New Guidelines for Toxic Algae in Lakes and Rivers Developed

New Guidelines for Toxic Algae in Lakes and Rivers Developed

New guidelines to protect swimmers and kayakers from the growing threats of toxic algae in lakes and rivers have being developed by the US Environmental Protection Agency (EPA).

Agency officials said they are majorly focusing on people who tend to swallow water while their recreational activities. The agency has even issued a report to Congress last week in which it said that it will also be looking at whether there is any need for new health advisories on algae toxins in drinking water.

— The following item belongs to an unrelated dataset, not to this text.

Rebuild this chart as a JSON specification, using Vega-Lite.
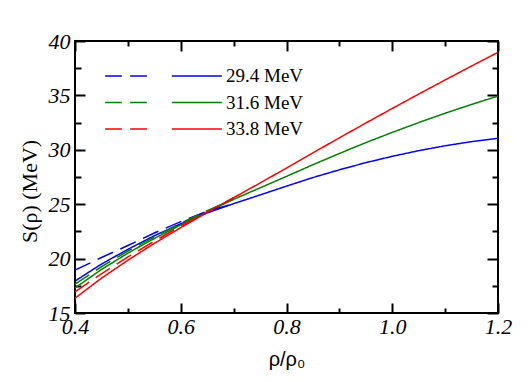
{
  "$schema": "https://vega.github.io/schema/vega-lite/v6.json",
  "width": 423,
  "height": 272,
  "autosize": {"type": "none"},
  "padding": {"left": 75, "top": 41, "right": 31, "bottom": 69},
  "background": "white",
  "config": {
    "view": {"stroke": "black", "strokeWidth": 2},
    "axis": {"domain": false, "grid": false, "tickColor": "black", "tickWidth": 2, "labelColor": "black", "titleColor": "black"}
  },
  "data": {
    "values": [
      {"rho": 0.40, "S": 17.93, "series": "29.4 MeV", "kind": "solid"},
      {"rho": 0.45, "S": 19.50, "series": "29.4 MeV", "kind": "solid"},
      {"rho": 0.50, "S": 20.85, "series": "29.4 MeV", "kind": "solid"},
      {"rho": 0.55, "S": 22.10, "series": "29.4 MeV", "kind": "solid"},
      {"rho": 0.60, "S": 23.20, "series": "29.4 MeV", "kind": "solid"},
      {"rho": 0.65, "S": 24.20, "series": "29.4 MeV", "kind": "solid"},
      {"rho": 0.70, "S": 25.05, "series": "29.4 MeV", "kind": "solid"},
      {"rho": 0.75, "S": 25.85, "series": "29.4 MeV", "kind": "solid"},
      {"rho": 0.80, "S": 26.66, "series": "29.4 MeV", "kind": "solid"},
      {"rho": 0.85, "S": 27.45, "series": "29.4 MeV", "kind": "solid"},
      {"rho": 0.90, "S": 28.16, "series": "29.4 MeV", "kind": "solid"},
      {"rho": 0.95, "S": 28.82, "series": "29.4 MeV", "kind": "solid"},
      {"rho": 1.00, "S": 29.40, "series": "29.4 MeV", "kind": "solid"},
      {"rho": 1.05, "S": 29.92, "series": "29.4 MeV", "kind": "solid"},
      {"rho": 1.10, "S": 30.37, "series": "29.4 MeV", "kind": "solid"},
      {"rho": 1.15, "S": 30.75, "series": "29.4 MeV", "kind": "solid"},
      {"rho": 1.20, "S": 31.06, "series": "29.4 MeV", "kind": "solid"},
      {"rho": 0.40, "S": 17.30, "series": "31.6 MeV", "kind": "solid"},
      {"rho": 0.45, "S": 19.00, "series": "31.6 MeV", "kind": "solid"},
      {"rho": 0.50, "S": 20.50, "series": "31.6 MeV", "kind": "solid"},
      {"rho": 0.55, "S": 21.85, "series": "31.6 MeV", "kind": "solid"},
      {"rho": 0.60, "S": 23.10, "series": "31.6 MeV", "kind": "solid"},
      {"rho": 0.65, "S": 24.30, "series": "31.6 MeV", "kind": "solid"},
      {"rho": 0.70, "S": 25.45, "series": "31.6 MeV", "kind": "solid"},
      {"rho": 0.75, "S": 26.50, "series": "31.6 MeV", "kind": "solid"},
      {"rho": 0.80, "S": 27.56, "series": "31.6 MeV", "kind": "solid"},
      {"rho": 0.85, "S": 28.63, "series": "31.6 MeV", "kind": "solid"},
      {"rho": 0.90, "S": 29.66, "series": "31.6 MeV", "kind": "solid"},
      {"rho": 0.95, "S": 30.66, "series": "31.6 MeV", "kind": "solid"},
      {"rho": 1.00, "S": 31.60, "series": "31.6 MeV", "kind": "solid"},
      {"rho": 1.05, "S": 32.50, "series": "31.6 MeV", "kind": "solid"},
      {"rho": 1.10, "S": 33.36, "series": "31.6 MeV", "kind": "solid"},
      {"rho": 1.15, "S": 34.17, "series": "31.6 MeV", "kind": "solid"},
      {"rho": 1.20, "S": 34.94, "series": "31.6 MeV", "kind": "solid"},
      {"rho": 0.40, "S": 16.36, "series": "33.8 MeV", "kind": "solid"},
      {"rho": 0.45, "S": 18.20, "series": "33.8 MeV", "kind": "solid"},
      {"rho": 0.50, "S": 19.85, "series": "33.8 MeV", "kind": "solid"},
      {"rho": 0.55, "S": 21.40, "series": "33.8 MeV", "kind": "solid"},
      {"rho": 0.60, "S": 22.85, "series": "33.8 MeV", "kind": "solid"},
      {"rho": 0.65, "S": 24.25, "series": "33.8 MeV", "kind": "solid"},
      {"rho": 0.70, "S": 25.60, "series": "33.8 MeV", "kind": "solid"},
      {"rho": 0.75, "S": 26.95, "series": "33.8 MeV", "kind": "solid"},
      {"rho": 0.80, "S": 28.32, "series": "33.8 MeV", "kind": "solid"},
      {"rho": 0.85, "S": 29.72, "series": "33.8 MeV", "kind": "solid"},
      {"rho": 0.90, "S": 31.10, "series": "33.8 MeV", "kind": "solid"},
      {"rho": 0.95, "S": 32.46, "series": "33.8 MeV", "kind": "solid"},
      {"rho": 1.00, "S": 33.80, "series": "33.8 MeV", "kind": "solid"},
      {"rho": 1.05, "S": 35.12, "series": "33.8 MeV", "kind": "solid"},
      {"rho": 1.10, "S": 36.42, "series": "33.8 MeV", "kind": "solid"},
      {"rho": 1.15, "S": 37.70, "series": "33.8 MeV", "kind": "solid"},
      {"rho": 1.20, "S": 38.96, "series": "33.8 MeV", "kind": "solid"},
      {"rho": 0.40, "S": 18.94, "series": "29.4 MeV", "kind": "dashed"},
      {"rho": 0.45, "S": 20.10, "series": "29.4 MeV", "kind": "dashed"},
      {"rho": 0.50, "S": 21.20, "series": "29.4 MeV", "kind": "dashed"},
      {"rho": 0.55, "S": 22.35, "series": "29.4 MeV", "kind": "dashed"},
      {"rho": 0.60, "S": 23.40, "series": "29.4 MeV", "kind": "dashed"},
      {"rho": 0.65, "S": 24.35, "series": "29.4 MeV", "kind": "dashed"},
      {"rho": 0.70, "S": 25.05, "series": "29.4 MeV", "kind": "dashed"},
      {"rho": 0.40, "S": 17.65, "series": "31.6 MeV", "kind": "dashed"},
      {"rho": 0.45, "S": 19.25, "series": "31.6 MeV", "kind": "dashed"},
      {"rho": 0.50, "S": 20.70, "series": "31.6 MeV", "kind": "dashed"},
      {"rho": 0.55, "S": 22.00, "series": "31.6 MeV", "kind": "dashed"},
      {"rho": 0.60, "S": 23.25, "series": "31.6 MeV", "kind": "dashed"},
      {"rho": 0.65, "S": 24.40, "series": "31.6 MeV", "kind": "dashed"},
      {"rho": 0.70, "S": 25.45, "series": "31.6 MeV", "kind": "dashed"},
      {"rho": 0.40, "S": 16.95, "series": "33.8 MeV", "kind": "dashed"},
      {"rho": 0.45, "S": 18.60, "series": "33.8 MeV", "kind": "dashed"},
      {"rho": 0.50, "S": 20.15, "series": "33.8 MeV", "kind": "dashed"},
      {"rho": 0.55, "S": 21.60, "series": "33.8 MeV", "kind": "dashed"},
      {"rho": 0.60, "S": 23.00, "series": "33.8 MeV", "kind": "dashed"},
      {"rho": 0.65, "S": 24.30, "series": "33.8 MeV", "kind": "dashed"},
      {"rho": 0.70, "S": 25.60, "series": "33.8 MeV", "kind": "dashed"}
    ]
  },
  "resolve": {"axis": {"x": "independent", "y": "independent"}},
  "layer": [
    {
      "mark": {"type": "line", "strokeWidth": 1.5, "clip": true},
      "encoding": {
        "x": {
          "field": "rho", "type": "quantitative",
          "scale": {"domain": [0.4, 1.2], "nice": false, "zero": false},
          "axis": {
            "orient": "bottom", "values": [0.4, 0.6, 0.8, 1.0, 1.2], "format": ".1f",
            "tickSize": -10, "labelPadding": 13, "labelFlush": false, "labelOverlap": false,
            "labelFont": "Liberation Serif", "labelFontStyle": "italic", "labelFontSize": 22,
            "title": "ρ/ρ₀", "titleFont": "Liberation Sans", "titleFontSize": 20, "titleFontWeight": "normal", "titlePadding": 12
          }
        },
        "y": {
          "field": "S", "type": "quantitative",
          "scale": {"domain": [15, 40], "nice": false, "zero": false},
          "axis": {
            "orient": "left", "values": [15, 20, 25, 30, 35, 40],
            "tickSize": -10, "labelPadding": 15, "labelFlush": false, "labelOverlap": false,
            "labelFont": "Liberation Serif", "labelFontStyle": "italic", "labelFontSize": 22,
            "title": "S(ρ) (MeV)", "titleFont": "Liberation Serif", "titleFontSize": 22, "titleFontWeight": "normal", "titlePadding": 7, "titleY": 150
          }
        },
        "color": {
          "field": "series", "type": "nominal",
          "scale": {"domain": ["29.4 MeV", "31.6 MeV", "33.8 MeV"], "range": ["#0000ff", "#008000", "#ff0000"]},
          "legend": {
            "orient": "none", "legendX": 29, "legendY": 25, "title": null, "padding": 0,
            "symbolType": "M-1,0H-0.714M-0.572,0H-0.285M0.143,0H1",
            "symbolSize": 13619, "symbolStrokeWidth": 1.5, "symbolFillColor": "transparent",
            "clipHeight": 20,
            "labelFont": "Liberation Serif", "labelFontSize": 19, "labelColor": "black",
            "labelOffset": 3, "rowPadding": 6.5
          }
        },
        "strokeDash": {
          "field": "kind", "type": "nominal",
          "scale": {"domain": ["solid", "dashed"], "range": [[1, 0], [17, 8]]},
          "legend": null
        }
      }
    },
    {
      "mark": {"type": "point", "opacity": 0},
      "encoding": {
        "x": {
          "field": "rho", "type": "quantitative",
          "scale": {"domain": [0.4, 1.2], "nice": false, "zero": false},
          "axis": {"orient": "bottom", "values": [0.5, 0.7, 0.9, 1.1], "tickSize": -5, "labels": false, "title": null}
        },
        "y": {
          "field": "S", "type": "quantitative",
          "scale": {"domain": [15, 40], "nice": false, "zero": false},
          "axis": {"orient": "left", "values": [17.5, 22.5, 27.5, 32.5, 37.5], "tickSize": -6, "labels": false, "title": null}
        }
      }
    },
    {
      "mark": {"type": "point", "opacity": 0},
      "encoding": {
        "x": {
          "field": "rho", "type": "quantitative",
          "scale": {"domain": [0.4, 1.2], "nice": false, "zero": false},
          "axis": {"orient": "top", "values": [0.4, 0.6, 0.8, 1.0, 1.2], "tickSize": -10, "labels": false, "title": null}
        },
        "y": {
          "field": "S", "type": "quantitative",
          "scale": {"domain": [15, 40], "nice": false, "zero": false},
          "axis": {"orient": "right", "values": [15, 20, 25, 30, 35, 40], "tickSize": -11, "labels": false, "title": null}
        }
      }
    },
    {
      "mark": {"type": "point", "opacity": 0},
      "encoding": {
        "x": {
          "field": "rho", "type": "quantitative",
          "scale": {"domain": [0.4, 1.2], "nice": false, "zero": false},
          "axis": {"orient": "top", "values": [0.5, 0.7, 0.9, 1.1], "tickSize": -5, "labels": false, "title": null}
        },
        "y": {
          "field": "S", "type": "quantitative",
          "scale": {"domain": [15, 40], "nice": false, "zero": false},
          "axis": {"orient": "right", "values": [17.5, 22.5, 27.5, 32.5, 37.5], "tickSize": -6, "labels": false, "title": null}
        }
      }
    }
  ]
}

According to experts, harmful algae blooms have spread itself to a wide area both in terms of intensity and numbers, the EPA said. It has been found that the algae bloom that spread across Lake Eric during last summer was the largest algae bloom ever recorded, the government scientists said earlier this month.

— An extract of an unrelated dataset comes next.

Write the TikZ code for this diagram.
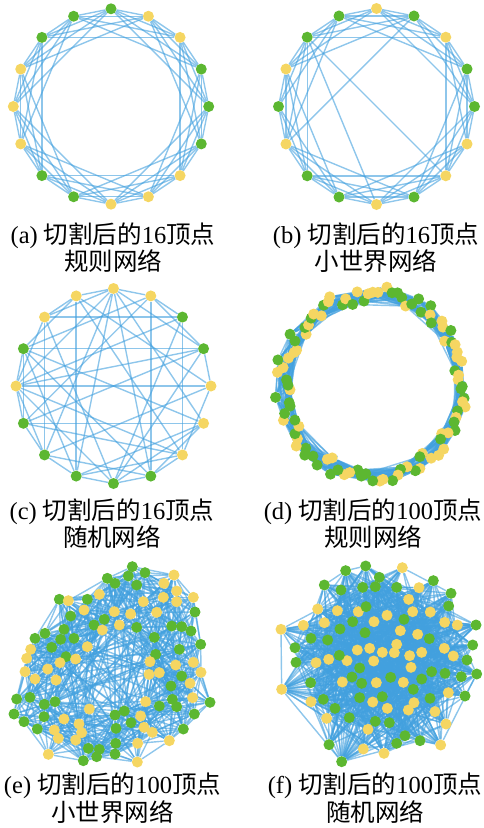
\documentclass[tikz,border=0pt]{standalone}
\usepackage{fontspec}
\setmainfont{Liberation Serif}
\newfontfamily\cjk{Noto Sans CJK SC}
\usetikzlibrary{backgrounds}
\definecolor{ng}{RGB}{92,183,49}
\definecolor{ny}{RGB}{245,214,98}
\definecolor{eb}{RGB}{66,160,222}
\newcommand\zh[1]{{\cjk #1}}

\begin{document}
\begin{tikzpicture}[x=1pt,y=-1pt,
  dot/.style={circle,inner sep=0pt,minimum size=11pt},
  edge/.style={eb,line width=1.4pt,opacity=0.6},
  captext/.style={anchor=base,inner sep=0pt,font=\fontsize{24.5}{28}\selectfont}]
  \useasboundingbox (0,0) rectangle (483,828);

  \begin{scope}[shift={(111,106.5)}]
    \foreach \c [count=\i from 0] in {g,y,y,g,g,g,y,y,y,g,g,y,y,y,g,g}
      \node[dot,fill=n\c] (a\i) at ({-90+22.5*\i}:97.7) {};
  \end{scope}
  \begin{scope}[shift={(376.5,106.5)}]
    \foreach \c [count=\i from 0] in {y,g,y,g,g,y,y,g,y,g,g,y,g,y,g,g}
      \node[dot,fill=n\c] (b\i) at ({-90+22.5*\i}:98) {};
  \end{scope}
  \begin{scope}[shift={(113.5,386)}]
    \foreach \c [count=\i from 0] in {y,y,g,g,y,y,y,g,g,g,g,g,y,g,y,y}
      \node[dot,fill=n\c] (c\i) at ({-90+22.5*\i}:97.5) {};
  \end{scope}
  \pgfmathsetseed{7}
  \begin{scope}[shift={(373,385)}]
    \foreach \i in {0,...,99} {
      \pgfmathsetmacro\ang{-90+3.6*\i+1.2*rand}
      \pgfmathsetmacro\rad{91+8*rand}
      \pgfmathtruncatemacro\col{random(0,1)}
      \ifnum\col=0 \def\cl{ng}\else\def\cl{ny}\fi
      \node[dot,fill=\cl] (d\i) at (\ang:\rad) {};
    }
  \end{scope}

  \foreach \x/\y/\c [count=\i] in {397/50/g, 435/68/g, 522/75/y, 322/85/g, 385/78/g, 345/100/g, 410/105/g,
    492/100/y, 530/123/y, 580/142/y, 178/148/g, 205/152/y, 262/148/g, 298/133/y, 430/155/y, 490/142/y,
    530/155/y, 585/186/g, 252/180/y, 343/185/y, 392/192/y, 470/187/y, 212/198/g, 313/208/g, 282/225/g,
    307/240/y, 358/225/y, 410/232/g, 515/228/g, 545/230/g, 573/243/g, 135/250/g, 192/238/g, 105/265/g,
    182/268/g, 222/265/g, 262/290/y, 463/262/g, 602/283/g, 92/298/y, 155/292/g, 538/298/g, 80/325/y,
    198/320/g, 227/327/y, 467/313/g, 580/337/y, 180/338/y, 450/335/y, 527/345/y, 75/365/y, 143/357/y,
    478/368/y, 447/373/y, 603/367/y, 105/387/y, 168/390/y, 545/378/g, 570/400/y, 513/408/g, 50/447/g,
    90/442/g, 578/443/y, 133/463/g, 165/455/g, 437/455/y, 478/468/g, 517/448/g, 530/470/g, 630/457/g,
    42/492/g, 268/477/y, 345/495/g, 373/483/g, 422/498/y, 583/492/g, 72/515/g, 132/500/g, 192/507/y,
    237/522/y, 393/518/g, 348/535/g, 432/532/y, 457/547/y, 550/537/g, 112/537/g, 163/540/y, 245/548/y,
    175/565/y, 227/570/y, 265/595/g, 298/598/g, 347/580/g, 413/580/y, 508/572/y, 145/613/y, 250/632/g,
    290/620/g, 345/612/g, 412/636/y} {
    \node[dot,fill=n\c] (e\i) at ({\x/3},{550+\y/3}) {};
    \expandafter\xdef\csname ex\i\endcsname{\x}
    \expandafter\xdef\csname ey\i\endcsname{\y}
    \xdef\ecount{\i}
  }

  \foreach \x/\y/\c [count=\i] in {123/238/y, 125/418/y, 165/293/g, 168/337/g, 213/265/g, 190/226/y,
    233/177/y, 253/105/g, 317/62/g, 377/48/g, 487/53/y, 580/92/g, 633/130/g, 626/168/g, 708/225/g,
    698/285/g, 681/330/g, 710/372/g, 675/438/g, 618/522/y, 602/585/y, 540/572/g, 470/580/g, 432/610/y,
    370/597/y, 305/635/g, 267/584/g, 260/505/y, 213/455/y, 212/398/g, 228/338/y, 250/448/g, 285/475/g,
    328/503/g, 384/538/y, 406/514/g, 448/518/g, 495/557/g, 505/480/y, 520/418/g, 570/445/g, 585/485/y,
    625/428/y, 664/380/g, 640/318/y, 613/295/y, 615/370/g, 575/365/g, 545/307/y, 513/352/y, 509/317/y,
    545/387/g, 490/397/y, 452/382/g, 409/398/y, 365/400/g, 336/381/g, 307/396/y, 359/354/g, 321/332/y,
    298/316/g, 266/328/y, 263/270/g, 300/237/g, 338/215/g, 375/248/g, 402/215/y, 441/196/y, 355/185/y,
    378/170/g, 292/182/y, 253/218/y, 303/120/g, 368/112/g, 406/110/g, 418/82/g, 470/112/g, 537/113/y,
    506/148/y, 518/185/y, 571/186/y, 614/217/y, 652/225/y, 492/208/g, 481/242/y, 533/253/y, 568/266/g,
    470/283/y, 463/308/y, 427/307/y, 401/333/y, 389/295/y, 352/300/y, 442/475/y, 427/440/g, 398/456/y,
    359/443/g, 522/458/y} {
    \node[dot,fill=n\c] (f\i) at ({240+\x/3},{550+\y/3}) {};
    \xdef\fcount{\i}
  }

  \begin{pgfonlayer}{background}
    \foreach \i in {0,...,15} \foreach \k in {1,...,4} {
      \pgfmathtruncatemacro\j{mod(\i+\k,16)}
      \draw[edge] (a\i) -- (a\j);
    }
    \foreach \i in {0,...,15} \foreach \k in {1,...,3} {
      \pgfmathtruncatemacro\j{mod(\i+\k,16)}
      \draw[edge] (b\i) -- (b\j);
    }
    \foreach \i/\j in {0/4,2/6,3/7,4/8,5/9,6/10,7/11,9/13,10/14,11/15,13/1,14/2,15/3,14/6,14/8,1/11}
      \draw[edge] (b\i) -- (b\j);
    \foreach \i/\j in {0/1,0/15,0/14,0/12,0/10,0/9,0/7,0/5,0/3,1/7,1/3,1/13,1/11,1/2,2/14,2/6,2/12,2/8,
      3/4,3/11,3/13,3/8,4/12,4/10,4/15,4/6,5/11,5/7,5/13,5/9,5/8,6/12,6/7,6/9,6/11,7/8,7/13,7/10,
      8/9,8/12,8/14,9/15,9/10,9/13,10/11,10/12,10/14,11/12,11/13,12/13,12/14,12/3,13/15,14/15,15/6}
      \draw[edge] (c\i) -- (c\j);
    \foreach \i in {0,...,99} \foreach \k in {1,...,10} {
      \pgfmathtruncatemacro\j{mod(\i+\k,100)}
      \draw[edge] (d\i) -- (d\j);
    }
    \pgfmathsetseed{11}
    \pgfmathtruncatemacro\elast{\ecount-1}
    \foreach \i in {1,...,\elast} {
      \pgfmathtruncatemacro\ii{\i+1}
      \foreach \j in {\ii,...,\ecount} {
        \edef\xa{\csname ex\i\endcsname}\edef\ya{\csname ey\i\endcsname}
        \edef\xb{\csname ex\j\endcsname}\edef\yb{\csname ey\j\endcsname}
        \pgfmathtruncatemacro\ok{or(veclen(\xa-\xb,\ya-\yb)<145,rnd<0.04)}
        \ifnum\ok=1 \draw[edge] (e\i) -- (e\j); \fi
      }
    }
    \pgfmathsetseed{23}
    \pgfmathtruncatemacro\flast{\fcount-1}
    \foreach \i in {1,...,\flast} {
      \pgfmathtruncatemacro\ii{\i+1}
      \foreach \j in {\ii,...,\fcount} {
        \pgfmathtruncatemacro\ok{rnd<0.22}
        \ifnum\ok=1 \draw[edge] (f\i) -- (f\j); \fi
      }
    }
  \end{pgfonlayer}

  \node[captext] (capa1) at (113,243) {(a) \zh{切割后的}16\zh{顶点}};
  \node[captext] (capa2) at (113,270.5) {\zh{规则网络}};
  \node[captext] (capb1) at (376,243) {(b) \zh{切割后的}16\zh{顶点}};
  \node[captext] (capb2) at (376,270.5) {\zh{小世界网络}};
  \node[captext] (capc1) at (112,519) {(c) \zh{切割后的}16\zh{顶点}};
  \node[captext] (capc2) at (112,546.5) {\zh{随机网络}};
  \node[captext] (capd1) at (373,519) {(d) \zh{切割后的}100\zh{顶点}};
  \node[captext] (capd2) at (373,546.5) {\zh{规则网络}};
  \node[captext] (cape1) at (112.5,793) {(e) \zh{切割后的}100\zh{顶点}};
  \node[captext] (cape2) at (112.5,821) {\zh{小世界网络}};
  \node[captext] (capf1) at (375,793) {(f) \zh{切割后的}100\zh{顶点}};
  \node[captext] (capf2) at (375,821) {\zh{随机网络}};
\end{tikzpicture}
\end{document}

Another toxic algae outbreak stretched out to more than 600 miles along the Ohio River through four states. Dealing with the issue of toxic algae has become far more important after the toxins from algae contaminated the tap water for 400,000 people in northwestern Ohio and southeastern Michigan in August 2014.

The EPA mentioned in its report that there are information gaps when it comes to understanding toxic algae. One of the major challenges is an incomplete understanding of how to prevent, predict, analyze, monitor and treat toxins in drinking water, the report said.

Experts said these toxins can cause rashes, diarrhea, vomiting and breathing difficulty. In some extreme cases, it can lead to liver, kidney and nervous system problems.